• [Stored data]
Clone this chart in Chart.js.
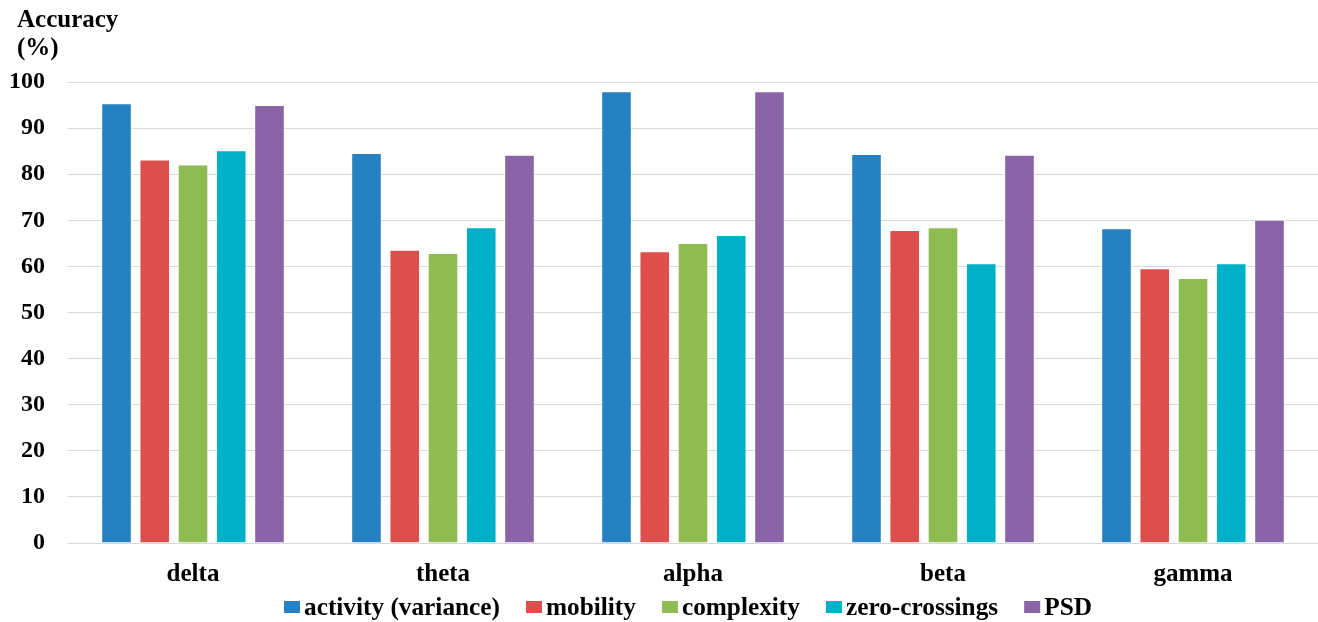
<!DOCTYPE html>
<html>
<head>
<meta charset="utf-8">
<script src="https://cdn.jsdelivr.net/npm/chart.js@4"></script>
<style>
  html, body { margin: 0; padding: 0; background: #fff; }
  #wrap { width: 1318px; height: 622px; position: relative; }
</style>
</head>
<body>
<div id="wrap"><canvas id="c" width="1318" height="622"></canvas></div>
<script>
// EEG frequency bands and per-feature classification accuracy (%)
const bands = ['delta', 'theta', 'alpha', 'beta', 'gamma'];
const activity = [95.4, 84.6, 98.0, 84.4, 68.3];
const mobility = [83.2, 63.6, 63.3, 67.9, 59.6];
const complexity = [82.1, 62.9, 65.1, 68.5, 57.5];
const zeroCrossings = [85.2, 68.5, 66.8, 60.7, 60.7];
const psd = [95.0, 84.2, 98.0, 84.2, 70.1];
const yTicks = [0, 10, 20, 30, 40, 50, 60, 70, 80, 90, 100];
const yTitle = ['Accuracy', '(%)'];

const serif = "'Liberation Serif', 'Times New Roman', serif";

function ds(label, data, color) {
  return {
    label, data,
    backgroundColor: color,
    borderColor: 'rgba(255,255,255,0.6)',
    borderWidth: 1,
    categoryPercentage: 0.765,
    barPercentage: 0.8
  };
}

// Two-line y-axis caption in the top-left corner
const axisCaption = {
  id: 'axisCaption',
  afterDraw(chart) {
    const ctx = chart.ctx;
    ctx.save();
    ctx.fillStyle = '#000';
    ctx.font = `bold 25px ${serif}`;
    ctx.textBaseline = 'middle';
    ctx.textAlign = 'left';
    yTitle.forEach((t, i) => ctx.fillText(t, 17, 21 + i * 28));
    ctx.restore();
  }
};

// Compact legend row under the category labels
const bottomLegend = {
  id: 'bottomLegend',
  afterDraw(chart) {
    const ctx = chart.ctx;
    const y = 607;
    let x = 284;
    ctx.save();
    ctx.font = `bold 25.3px ${serif}`;
    ctx.textBaseline = 'middle';
    ctx.textAlign = 'left';
    chart.data.datasets.forEach((d) => {
      ctx.fillStyle = d.backgroundColor;
      ctx.fillRect(x, y - 6, 16, 12);
      ctx.fillStyle = '#000';
      ctx.fillText(d.label, x + 20, y + 1);
      x += 20 + ctx.measureText(d.label).width + 26;
    });
    ctx.restore();
  }
};

new Chart(document.getElementById('c'), {
  type: 'bar',
  data: {
    labels: bands,
    datasets: [
      ds('activity (variance)', activity, '#2581c1'),
      ds('mobility', mobility, '#dd4f4d'),
      ds('complexity', complexity, '#8fbc51'),
      ds('zero-crossings', zeroCrossings, '#00afc8'),
      ds('PSD', psd, '#8964a6')
    ]
  },
  plugins: [axisCaption, bottomLegend],
  options: {
    responsive: false,
    animation: false,
    layout: { padding: { left: 10, right: 0, top: 82, bottom: 15 } },
    plugins: {
      legend: { display: false },
      tooltip: { enabled: false }
    },
    scales: {
      x: {
        grid: { display: false, drawTicks: false },
        border: { color: '#d9d9d9' },
        ticks: {
          color: '#000',
          font: { family: serif, size: 25, weight: 'bold' },
          padding: 17
        }
      },
      y: {
        min: 0,
        max: 100,
        afterBuildTicks: (axis) => { axis.ticks = yTicks.map(v => ({ value: v })); },
        afterFit: (axis) => { axis.width = 58; },
        grid: { color: '#d9d9d9', drawTicks: false },
        border: { display: false },
        ticks: {
          color: '#000',
          font: { family: serif, size: 24, weight: 'bold' },
          padding: 23
        }
      }
    }
  }
});
</script>
</body>
</html>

• [Problem to solve]
Your task is an exact transcription of all the data, minus the pictures.

• [The output]
Clone this chart in Chart.js.
<!DOCTYPE html>
<html>
<head>
<meta charset="utf-8">
<script src="https://cdn.jsdelivr.net/npm/chart.js@4"></script>
<style>
  html, body { margin: 0; padding: 0; background: #fff; }
  #wrap { width: 1318px; height: 622px; position: relative; }
</style>
</head>
<body>
<div id="wrap"><canvas id="c" width="1318" height="622"></canvas></div>
<script>
// EEG frequency bands and per-feature classification accuracy (%)
const bands = ['delta', 'theta', 'alpha', 'beta', 'gamma'];
const activity = [95.4, 84.6, 98.0, 84.4, 68.3];
const mobility = [83.2, 63.6, 63.3, 67.9, 59.6];
const complexity = [82.1, 62.9, 65.1, 68.5, 57.5];
const zeroCrossings = [85.2, 68.5, 66.8, 60.7, 60.7];
const psd = [95.0, 84.2, 98.0, 84.2, 70.1];
const yTicks = [0, 10, 20, 30, 40, 50, 60, 70, 80, 90, 100];
const yTitle = ['Accuracy', '(%)'];

const serif = "'Liberation Serif', 'Times New Roman', serif";

function ds(label, data, color) {
  return {
    label, data,
    backgroundColor: color,
    borderColor: 'rgba(255,255,255,0.6)',
    borderWidth: 1,
    categoryPercentage: 0.765,
    barPercentage: 0.8
  };
}

// Two-line y-axis caption in the top-left corner
const axisCaption = {
  id: 'axisCaption',
  afterDraw(chart) {
    const ctx = chart.ctx;
    ctx.save();
    ctx.fillStyle = '#000';
    ctx.font = `bold 25px ${serif}`;
    ctx.textBaseline = 'middle';
    ctx.textAlign = 'left';
    yTitle.forEach((t, i) => ctx.fillText(t, 17, 21 + i * 28));
    ctx.restore();
  }
};

// Compact legend row under the category labels
const bottomLegend = {
  id: 'bottomLegend',
  afterDraw(chart) {
    const ctx = chart.ctx;
    const y = 607;
    let x = 284;
    ctx.save();
    ctx.font = `bold 25.3px ${serif}`;
    ctx.textBaseline = 'middle';
    ctx.textAlign = 'left';
    chart.data.datasets.forEach((d) => {
      ctx.fillStyle = d.backgroundColor;
      ctx.fillRect(x, y - 6, 16, 12);
      ctx.fillStyle = '#000';
      ctx.fillText(d.label, x + 20, y + 1);
      x += 20 + ctx.measureText(d.label).width + 26;
    });
    ctx.restore();
  }
};

new Chart(document.getElementById('c'), {
  type: 'bar',
  data: {
    labels: bands,
    datasets: [
      ds('activity (variance)', activity, '#2581c1'),
      ds('mobility', mobility, '#dd4f4d'),
      ds('complexity', complexity, '#8fbc51'),
      ds('zero-crossings', zeroCrossings, '#00afc8'),
      ds('PSD', psd, '#8964a6')
    ]
  },
  plugins: [axisCaption, bottomLegend],
  options: {
    responsive: false,
    animation: false,
    layout: { padding: { left: 10, right: 0, top: 82, bottom: 15 } },
    plugins: {
      legend: { display: false },
      tooltip: { enabled: false }
    },
    scales: {
      x: {
        grid: { display: false, drawTicks: false },
        border: { color: '#d9d9d9' },
        ticks: {
          color: '#000',
          font: { family: serif, size: 25, weight: 'bold' },
          padding: 17
        }
      },
      y: {
        min: 0,
        max: 100,
        afterBuildTicks: (axis) => { axis.ticks = yTicks.map(v => ({ value: v })); },
        afterFit: (axis) => { axis.width = 58; },
        grid: { color: '#d9d9d9', drawTicks: false },
        border: { display: false },
        ticks: {
          color: '#000',
          font: { family: serif, size: 24, weight: 'bold' },
          padding: 23
        }
      }
    }
  }
});
</script>
</body>
</html>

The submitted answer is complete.